In rejecting the widow’s argument, the appellate court noted that Section 921(c) references the “final decision” from the court of appeals.  It does not refer to the final resolution of the petitioner’s request for benefits, which may include proceedings before the Supreme Court.  On the other hand, the Court also rejected the employer’s argument that there was no longer any “award” requiring payment once the Court issued its opinion vacating the BRB’s order.

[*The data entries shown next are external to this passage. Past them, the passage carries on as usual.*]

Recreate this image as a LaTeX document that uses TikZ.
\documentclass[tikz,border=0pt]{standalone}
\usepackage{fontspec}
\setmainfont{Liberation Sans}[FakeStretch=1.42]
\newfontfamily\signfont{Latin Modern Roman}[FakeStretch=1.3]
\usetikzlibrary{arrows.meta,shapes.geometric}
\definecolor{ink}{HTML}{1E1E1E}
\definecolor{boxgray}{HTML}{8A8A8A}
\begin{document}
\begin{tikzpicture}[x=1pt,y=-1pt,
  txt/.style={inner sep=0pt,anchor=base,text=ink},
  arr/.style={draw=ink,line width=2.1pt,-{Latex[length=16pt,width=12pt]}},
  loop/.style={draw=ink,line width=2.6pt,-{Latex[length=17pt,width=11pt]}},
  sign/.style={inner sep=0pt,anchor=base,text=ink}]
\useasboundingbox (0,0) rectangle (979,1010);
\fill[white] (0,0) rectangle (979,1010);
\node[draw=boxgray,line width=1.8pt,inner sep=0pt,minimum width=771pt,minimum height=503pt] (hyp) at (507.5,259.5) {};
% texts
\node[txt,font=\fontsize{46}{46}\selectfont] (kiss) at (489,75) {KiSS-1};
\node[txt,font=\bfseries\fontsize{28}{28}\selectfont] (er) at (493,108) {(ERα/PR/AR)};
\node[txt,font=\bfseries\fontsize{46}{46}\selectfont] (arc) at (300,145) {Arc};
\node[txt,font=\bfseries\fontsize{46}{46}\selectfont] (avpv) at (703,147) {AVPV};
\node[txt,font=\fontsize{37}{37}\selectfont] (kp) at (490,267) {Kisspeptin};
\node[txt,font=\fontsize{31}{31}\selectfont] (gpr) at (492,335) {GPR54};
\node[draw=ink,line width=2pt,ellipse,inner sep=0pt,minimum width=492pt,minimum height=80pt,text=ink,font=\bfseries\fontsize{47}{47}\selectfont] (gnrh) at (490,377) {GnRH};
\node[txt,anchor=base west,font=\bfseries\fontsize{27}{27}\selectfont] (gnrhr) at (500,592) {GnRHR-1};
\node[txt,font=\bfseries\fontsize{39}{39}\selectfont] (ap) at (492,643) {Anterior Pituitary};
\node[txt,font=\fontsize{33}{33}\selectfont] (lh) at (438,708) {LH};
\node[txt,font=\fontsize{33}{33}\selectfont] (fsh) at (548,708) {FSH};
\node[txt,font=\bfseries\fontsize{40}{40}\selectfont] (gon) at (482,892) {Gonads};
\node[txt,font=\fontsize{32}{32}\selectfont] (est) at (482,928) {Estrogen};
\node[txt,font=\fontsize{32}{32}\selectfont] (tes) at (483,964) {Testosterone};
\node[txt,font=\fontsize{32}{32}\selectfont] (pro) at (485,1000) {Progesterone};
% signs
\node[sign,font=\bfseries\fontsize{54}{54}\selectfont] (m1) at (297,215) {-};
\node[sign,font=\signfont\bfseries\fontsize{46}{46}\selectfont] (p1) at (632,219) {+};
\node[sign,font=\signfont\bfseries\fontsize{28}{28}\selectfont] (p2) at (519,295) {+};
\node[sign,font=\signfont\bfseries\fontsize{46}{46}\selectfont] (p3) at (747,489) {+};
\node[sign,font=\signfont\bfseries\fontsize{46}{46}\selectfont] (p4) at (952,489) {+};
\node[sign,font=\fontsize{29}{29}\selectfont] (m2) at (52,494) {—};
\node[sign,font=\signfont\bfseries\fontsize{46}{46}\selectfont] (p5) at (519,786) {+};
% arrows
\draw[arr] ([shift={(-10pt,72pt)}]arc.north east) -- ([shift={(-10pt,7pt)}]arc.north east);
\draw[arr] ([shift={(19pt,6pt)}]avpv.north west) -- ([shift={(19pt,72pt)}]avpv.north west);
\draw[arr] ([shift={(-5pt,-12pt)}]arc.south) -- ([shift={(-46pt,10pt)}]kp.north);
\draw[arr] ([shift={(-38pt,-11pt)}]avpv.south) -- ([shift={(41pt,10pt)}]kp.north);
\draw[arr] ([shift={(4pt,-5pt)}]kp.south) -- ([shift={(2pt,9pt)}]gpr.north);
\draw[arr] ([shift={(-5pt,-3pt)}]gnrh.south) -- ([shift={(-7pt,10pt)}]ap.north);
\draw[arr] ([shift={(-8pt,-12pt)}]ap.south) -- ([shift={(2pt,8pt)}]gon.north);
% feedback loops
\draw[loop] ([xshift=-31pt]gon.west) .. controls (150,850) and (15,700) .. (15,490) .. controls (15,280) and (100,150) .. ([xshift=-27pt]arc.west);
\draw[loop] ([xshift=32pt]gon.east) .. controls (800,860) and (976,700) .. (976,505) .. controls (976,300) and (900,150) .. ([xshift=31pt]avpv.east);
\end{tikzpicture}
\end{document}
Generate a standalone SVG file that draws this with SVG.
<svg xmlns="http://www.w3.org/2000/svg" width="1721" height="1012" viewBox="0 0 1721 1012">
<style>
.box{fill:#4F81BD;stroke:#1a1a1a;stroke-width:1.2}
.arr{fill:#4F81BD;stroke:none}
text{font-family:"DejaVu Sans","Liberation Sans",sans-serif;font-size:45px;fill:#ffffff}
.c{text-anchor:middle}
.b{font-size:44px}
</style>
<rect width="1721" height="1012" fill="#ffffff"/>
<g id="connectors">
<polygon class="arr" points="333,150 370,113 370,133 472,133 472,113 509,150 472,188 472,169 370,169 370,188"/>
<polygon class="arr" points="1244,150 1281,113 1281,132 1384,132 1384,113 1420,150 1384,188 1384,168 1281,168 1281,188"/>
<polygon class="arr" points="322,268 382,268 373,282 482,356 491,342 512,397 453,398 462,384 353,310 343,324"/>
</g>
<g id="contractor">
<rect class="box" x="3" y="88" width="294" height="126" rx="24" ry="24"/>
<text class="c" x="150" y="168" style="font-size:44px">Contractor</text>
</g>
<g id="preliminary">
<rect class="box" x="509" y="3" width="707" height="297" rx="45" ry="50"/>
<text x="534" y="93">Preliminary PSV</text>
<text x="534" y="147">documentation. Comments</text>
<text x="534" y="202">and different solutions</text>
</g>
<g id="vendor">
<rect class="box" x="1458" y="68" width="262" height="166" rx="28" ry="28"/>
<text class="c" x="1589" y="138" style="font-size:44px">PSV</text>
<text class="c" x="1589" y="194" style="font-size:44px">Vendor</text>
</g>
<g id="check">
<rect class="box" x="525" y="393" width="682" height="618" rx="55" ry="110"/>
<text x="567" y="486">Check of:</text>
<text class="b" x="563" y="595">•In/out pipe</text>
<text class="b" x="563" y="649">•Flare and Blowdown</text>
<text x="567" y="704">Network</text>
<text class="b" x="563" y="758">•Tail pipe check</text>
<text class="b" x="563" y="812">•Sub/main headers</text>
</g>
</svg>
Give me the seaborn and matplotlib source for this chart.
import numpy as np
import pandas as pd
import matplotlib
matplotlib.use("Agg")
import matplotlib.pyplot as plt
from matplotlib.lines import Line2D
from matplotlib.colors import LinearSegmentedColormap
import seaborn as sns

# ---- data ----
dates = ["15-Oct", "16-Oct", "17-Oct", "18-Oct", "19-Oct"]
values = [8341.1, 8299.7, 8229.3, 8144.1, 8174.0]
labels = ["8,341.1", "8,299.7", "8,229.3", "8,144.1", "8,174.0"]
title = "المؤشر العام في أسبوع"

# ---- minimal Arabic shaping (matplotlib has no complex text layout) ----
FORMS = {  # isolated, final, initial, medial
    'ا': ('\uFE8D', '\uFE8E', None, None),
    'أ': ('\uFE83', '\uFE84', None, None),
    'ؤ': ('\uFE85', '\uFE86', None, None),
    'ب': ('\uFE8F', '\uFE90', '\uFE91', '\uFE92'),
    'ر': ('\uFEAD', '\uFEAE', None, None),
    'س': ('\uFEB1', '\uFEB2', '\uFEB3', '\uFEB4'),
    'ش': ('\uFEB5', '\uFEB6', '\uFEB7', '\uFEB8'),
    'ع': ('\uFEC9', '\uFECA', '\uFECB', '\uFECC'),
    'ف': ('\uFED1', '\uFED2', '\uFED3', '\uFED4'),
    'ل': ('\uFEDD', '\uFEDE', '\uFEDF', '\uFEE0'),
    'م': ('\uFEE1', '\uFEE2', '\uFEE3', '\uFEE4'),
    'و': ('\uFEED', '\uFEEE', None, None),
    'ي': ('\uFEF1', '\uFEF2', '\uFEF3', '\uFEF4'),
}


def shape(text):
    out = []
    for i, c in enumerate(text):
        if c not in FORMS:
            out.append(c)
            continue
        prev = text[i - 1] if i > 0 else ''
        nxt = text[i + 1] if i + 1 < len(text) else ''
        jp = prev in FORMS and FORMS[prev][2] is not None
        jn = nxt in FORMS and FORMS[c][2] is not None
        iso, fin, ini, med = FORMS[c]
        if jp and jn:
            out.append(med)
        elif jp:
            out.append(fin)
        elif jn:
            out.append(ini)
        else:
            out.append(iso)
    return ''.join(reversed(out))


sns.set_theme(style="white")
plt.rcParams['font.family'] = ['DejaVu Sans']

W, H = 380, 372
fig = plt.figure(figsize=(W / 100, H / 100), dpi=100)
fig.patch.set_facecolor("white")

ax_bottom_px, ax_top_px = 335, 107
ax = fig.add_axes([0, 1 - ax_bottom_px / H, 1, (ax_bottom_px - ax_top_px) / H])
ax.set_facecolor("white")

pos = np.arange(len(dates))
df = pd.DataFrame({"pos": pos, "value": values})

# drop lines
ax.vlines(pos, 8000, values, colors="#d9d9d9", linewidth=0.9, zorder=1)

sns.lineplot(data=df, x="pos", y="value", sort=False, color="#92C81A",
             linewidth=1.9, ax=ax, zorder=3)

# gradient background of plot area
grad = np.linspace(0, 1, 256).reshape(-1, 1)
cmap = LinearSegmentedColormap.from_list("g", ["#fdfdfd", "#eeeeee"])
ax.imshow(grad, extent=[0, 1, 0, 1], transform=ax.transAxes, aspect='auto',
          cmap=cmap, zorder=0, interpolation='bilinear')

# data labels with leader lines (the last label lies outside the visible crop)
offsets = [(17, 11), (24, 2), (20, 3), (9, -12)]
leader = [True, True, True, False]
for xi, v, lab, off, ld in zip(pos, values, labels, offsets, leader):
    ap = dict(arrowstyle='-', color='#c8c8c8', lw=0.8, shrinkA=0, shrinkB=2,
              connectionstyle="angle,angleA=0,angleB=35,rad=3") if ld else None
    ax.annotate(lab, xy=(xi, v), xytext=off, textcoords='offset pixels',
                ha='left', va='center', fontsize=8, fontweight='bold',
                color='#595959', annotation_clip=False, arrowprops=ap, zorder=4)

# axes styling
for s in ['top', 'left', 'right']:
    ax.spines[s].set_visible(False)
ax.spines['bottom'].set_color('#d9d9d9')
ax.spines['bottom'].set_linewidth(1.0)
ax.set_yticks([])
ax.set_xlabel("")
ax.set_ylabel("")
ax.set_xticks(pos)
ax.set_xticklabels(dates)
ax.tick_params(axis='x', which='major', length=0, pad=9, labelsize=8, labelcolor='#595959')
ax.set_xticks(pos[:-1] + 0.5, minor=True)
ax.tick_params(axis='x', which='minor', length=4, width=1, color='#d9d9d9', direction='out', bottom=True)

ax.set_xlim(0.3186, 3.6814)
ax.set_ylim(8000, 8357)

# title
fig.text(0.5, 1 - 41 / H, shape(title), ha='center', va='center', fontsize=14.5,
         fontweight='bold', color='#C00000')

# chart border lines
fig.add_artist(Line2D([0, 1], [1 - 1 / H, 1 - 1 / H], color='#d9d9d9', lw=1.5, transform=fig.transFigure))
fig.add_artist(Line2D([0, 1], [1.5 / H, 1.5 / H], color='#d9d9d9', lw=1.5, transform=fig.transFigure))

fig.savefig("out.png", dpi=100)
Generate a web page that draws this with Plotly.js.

Relying in part on authority arising from the Ninth Circuit Court of Appeals (Bryant v. Ford Motor Co. 886 F.2d 1526, 1529 (9th Cir. 1989), it was determined that an appellate court’s decision is not final until its mandate issues.  Until the appellate court mandate issues, the Court retained the power to alter or modify its judgment.  Thus, the employer was required to continue payments until a stay order issued or until a “final decision” issued, which coincided with the issuance of a mandate nearly two months (51 days) after the opinion vacating the BRB’s order.

CONCLUSION

As noted above, the opinion of the Fifth Circuit is not binding on cases arising within the Ninth Circuit (covering California), however, it is instructive and persuasive on issues of first impression.  Thus, the holding in Charpentier provides useful guidance to employers and carriers when appealing compensation orders under the LHWCA. 

The holding in Charpentier is largely favorable to employers and/or carriers.  Specifically, if an employer or carrier is successful in overturning a compensation order at the appellate level, the employer or carrier need not continue payment of the underlying compensation order throughout any supplemental proceedings before the Supreme Court.  Thus, a worker cannot prolong the payment of benefits by petitioning to the Supreme Court.   

Charpentier is also relevant to the extent it provides guidance to avoid a penalty situation based upon a premature termination of benefits.  In particular, benefits should not be terminated based upon a favorable appellate opinion until that becomes final, i.e. when the appellate mandate issues. 

Although the issue addressed in Charpentier is a narrow one and arises only after a successful appeal, it is relevant to employers and carriers who currently have appeals pending before the circuit courts or who are contemplating the appeal of an ALJ compensation order.  This case should be looked to as persuasive authority when the issue of terminating benefits following a successful appeal does arise.